PROVIDED MATERIAL
......

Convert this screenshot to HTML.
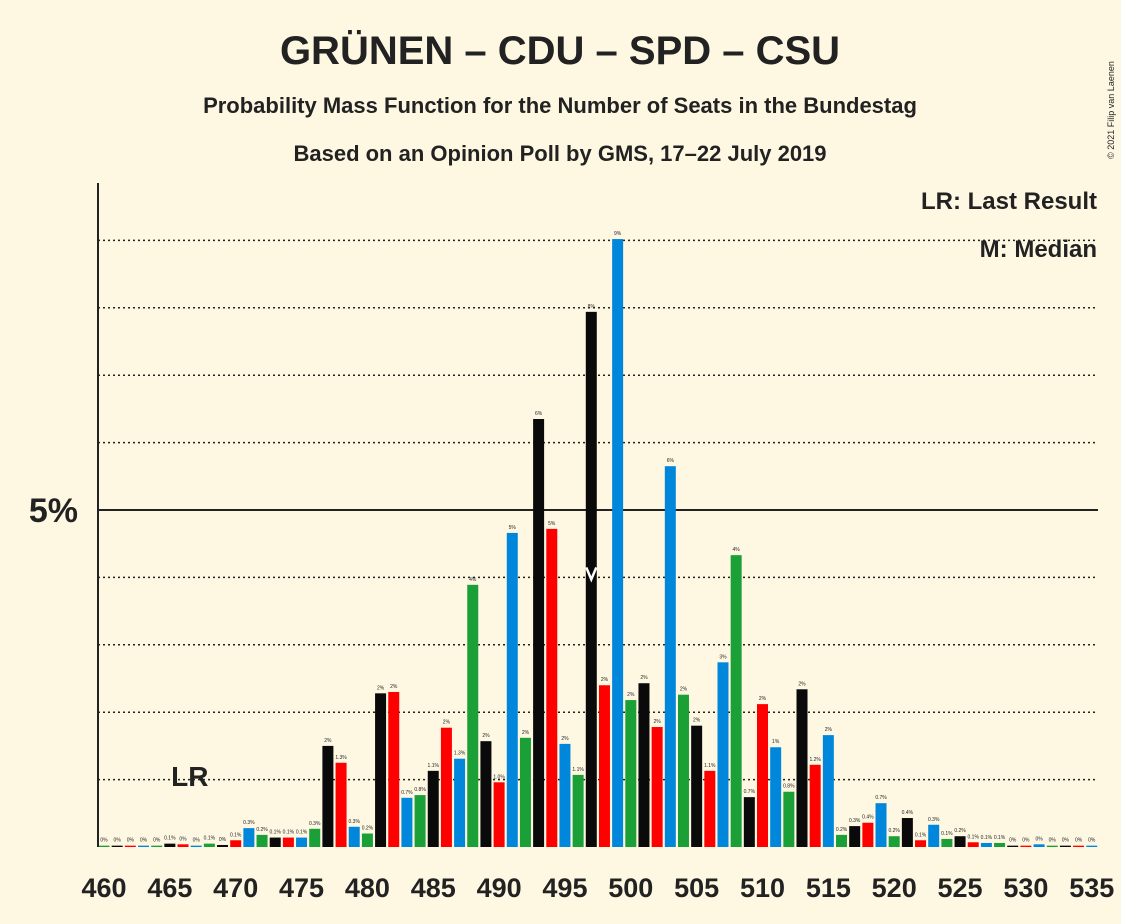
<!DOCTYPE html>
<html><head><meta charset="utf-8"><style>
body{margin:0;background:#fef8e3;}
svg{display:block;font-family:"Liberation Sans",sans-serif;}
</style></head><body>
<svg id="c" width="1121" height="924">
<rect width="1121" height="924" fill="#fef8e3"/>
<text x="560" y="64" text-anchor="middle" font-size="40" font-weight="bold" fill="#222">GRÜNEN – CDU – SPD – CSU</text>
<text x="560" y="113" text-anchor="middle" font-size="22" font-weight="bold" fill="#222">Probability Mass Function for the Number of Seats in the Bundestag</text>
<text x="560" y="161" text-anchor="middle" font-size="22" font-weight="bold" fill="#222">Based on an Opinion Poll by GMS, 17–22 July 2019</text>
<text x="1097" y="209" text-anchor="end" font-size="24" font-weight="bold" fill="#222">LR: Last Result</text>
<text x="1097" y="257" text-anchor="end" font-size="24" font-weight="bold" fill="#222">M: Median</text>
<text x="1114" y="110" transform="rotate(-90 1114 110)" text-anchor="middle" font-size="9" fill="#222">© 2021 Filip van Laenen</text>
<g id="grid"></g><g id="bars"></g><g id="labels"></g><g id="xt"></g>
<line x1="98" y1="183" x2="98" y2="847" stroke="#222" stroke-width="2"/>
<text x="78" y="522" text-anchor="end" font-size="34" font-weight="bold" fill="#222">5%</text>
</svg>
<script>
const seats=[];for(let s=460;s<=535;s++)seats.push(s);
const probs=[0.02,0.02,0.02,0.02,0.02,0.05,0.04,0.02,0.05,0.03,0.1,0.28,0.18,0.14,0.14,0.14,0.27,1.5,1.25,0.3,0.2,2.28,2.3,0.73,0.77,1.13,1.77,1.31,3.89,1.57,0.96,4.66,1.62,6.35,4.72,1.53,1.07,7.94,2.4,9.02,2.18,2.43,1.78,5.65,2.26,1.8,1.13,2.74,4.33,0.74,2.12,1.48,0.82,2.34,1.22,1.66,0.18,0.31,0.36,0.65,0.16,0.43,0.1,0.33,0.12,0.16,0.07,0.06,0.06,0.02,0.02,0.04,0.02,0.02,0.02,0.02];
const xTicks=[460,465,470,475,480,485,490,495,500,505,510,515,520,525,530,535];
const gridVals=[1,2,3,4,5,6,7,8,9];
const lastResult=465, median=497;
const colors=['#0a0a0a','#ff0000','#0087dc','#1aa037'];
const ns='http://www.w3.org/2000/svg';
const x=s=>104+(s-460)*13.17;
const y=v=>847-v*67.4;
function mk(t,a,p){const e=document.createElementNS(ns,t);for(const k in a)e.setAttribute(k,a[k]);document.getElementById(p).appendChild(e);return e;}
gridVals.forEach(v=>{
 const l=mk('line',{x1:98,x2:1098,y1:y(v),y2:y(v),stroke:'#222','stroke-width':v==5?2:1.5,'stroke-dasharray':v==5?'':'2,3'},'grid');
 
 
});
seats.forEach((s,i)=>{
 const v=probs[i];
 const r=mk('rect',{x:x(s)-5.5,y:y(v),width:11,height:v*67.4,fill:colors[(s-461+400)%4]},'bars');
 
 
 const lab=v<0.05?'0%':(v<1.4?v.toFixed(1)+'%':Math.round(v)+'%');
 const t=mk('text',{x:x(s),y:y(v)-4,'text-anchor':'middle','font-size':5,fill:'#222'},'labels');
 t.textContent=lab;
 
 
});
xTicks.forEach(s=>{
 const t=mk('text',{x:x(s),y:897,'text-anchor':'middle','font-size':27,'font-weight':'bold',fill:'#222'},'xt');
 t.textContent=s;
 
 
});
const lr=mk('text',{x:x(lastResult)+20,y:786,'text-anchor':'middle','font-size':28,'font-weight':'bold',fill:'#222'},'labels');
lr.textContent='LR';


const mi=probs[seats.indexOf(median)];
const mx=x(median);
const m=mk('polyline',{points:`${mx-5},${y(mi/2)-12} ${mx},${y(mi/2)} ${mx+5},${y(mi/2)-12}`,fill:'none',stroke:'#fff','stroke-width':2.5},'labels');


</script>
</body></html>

......

EXERCISE DESCRIPTION
Transcribe all of the material exactly, leaving out whatever pictures it contains.

ANSWER TO THE PROBLEM
Convert this screenshot to HTML.
<!DOCTYPE html>
<html><head><meta charset="utf-8"><style>
body{margin:0;background:#fef8e3;}
svg{display:block;font-family:"Liberation Sans",sans-serif;}
</style></head><body>
<svg id="c" width="1121" height="924">
<rect width="1121" height="924" fill="#fef8e3"/>
<text x="560" y="64" text-anchor="middle" font-size="40" font-weight="bold" fill="#222">GRÜNEN – CDU – SPD – CSU</text>
<text x="560" y="113" text-anchor="middle" font-size="22" font-weight="bold" fill="#222">Probability Mass Function for the Number of Seats in the Bundestag</text>
<text x="560" y="161" text-anchor="middle" font-size="22" font-weight="bold" fill="#222">Based on an Opinion Poll by GMS, 17–22 July 2019</text>
<text x="1097" y="209" text-anchor="end" font-size="24" font-weight="bold" fill="#222">LR: Last Result</text>
<text x="1097" y="257" text-anchor="end" font-size="24" font-weight="bold" fill="#222">M: Median</text>
<text x="1114" y="110" transform="rotate(-90 1114 110)" text-anchor="middle" font-size="9" fill="#222">© 2021 Filip van Laenen</text>
<g id="grid"></g><g id="bars"></g><g id="labels"></g><g id="xt"></g>
<line x1="98" y1="183" x2="98" y2="847" stroke="#222" stroke-width="2"/>
<text x="78" y="522" text-anchor="end" font-size="34" font-weight="bold" fill="#222">5%</text>
</svg>
<script>
const seats=[];for(let s=460;s<=535;s++)seats.push(s);
const probs=[0.02,0.02,0.02,0.02,0.02,0.05,0.04,0.02,0.05,0.03,0.1,0.28,0.18,0.14,0.14,0.14,0.27,1.5,1.25,0.3,0.2,2.28,2.3,0.73,0.77,1.13,1.77,1.31,3.89,1.57,0.96,4.66,1.62,6.35,4.72,1.53,1.07,7.94,2.4,9.02,2.18,2.43,1.78,5.65,2.26,1.8,1.13,2.74,4.33,0.74,2.12,1.48,0.82,2.34,1.22,1.66,0.18,0.31,0.36,0.65,0.16,0.43,0.1,0.33,0.12,0.16,0.07,0.06,0.06,0.02,0.02,0.04,0.02,0.02,0.02,0.02];
const xTicks=[460,465,470,475,480,485,490,495,500,505,510,515,520,525,530,535];
const gridVals=[1,2,3,4,5,6,7,8,9];
const lastResult=465, median=497;
const colors=['#0a0a0a','#ff0000','#0087dc','#1aa037'];
const ns='http://www.w3.org/2000/svg';
const x=s=>104+(s-460)*13.17;
const y=v=>847-v*67.4;
function mk(t,a,p){const e=document.createElementNS(ns,t);for(const k in a)e.setAttribute(k,a[k]);document.getElementById(p).appendChild(e);return e;}
gridVals.forEach(v=>{
 const l=mk('line',{x1:98,x2:1098,y1:y(v),y2:y(v),stroke:'#222','stroke-width':v==5?2:1.5,'stroke-dasharray':v==5?'':'2,3'},'grid');
 
 
});
seats.forEach((s,i)=>{
 const v=probs[i];
 const r=mk('rect',{x:x(s)-5.5,y:y(v),width:11,height:v*67.4,fill:colors[(s-461+400)%4]},'bars');
 
 
 const lab=v<0.05?'0%':(v<1.4?v.toFixed(1)+'%':Math.round(v)+'%');
 const t=mk('text',{x:x(s),y:y(v)-4,'text-anchor':'middle','font-size':5,fill:'#222'},'labels');
 t.textContent=lab;
 
 
});
xTicks.forEach(s=>{
 const t=mk('text',{x:x(s),y:897,'text-anchor':'middle','font-size':27,'font-weight':'bold',fill:'#222'},'xt');
 t.textContent=s;
 
 
});
const lr=mk('text',{x:x(lastResult)+20,y:786,'text-anchor':'middle','font-size':28,'font-weight':'bold',fill:'#222'},'labels');
lr.textContent='LR';


const mi=probs[seats.indexOf(median)];
const mx=x(median);
const m=mk('polyline',{points:`${mx-5},${y(mi/2)-12} ${mx},${y(mi/2)} ${mx+5},${y(mi/2)-12}`,fill:'none',stroke:'#fff','stroke-width':2.5},'labels');


</script>
</body></html>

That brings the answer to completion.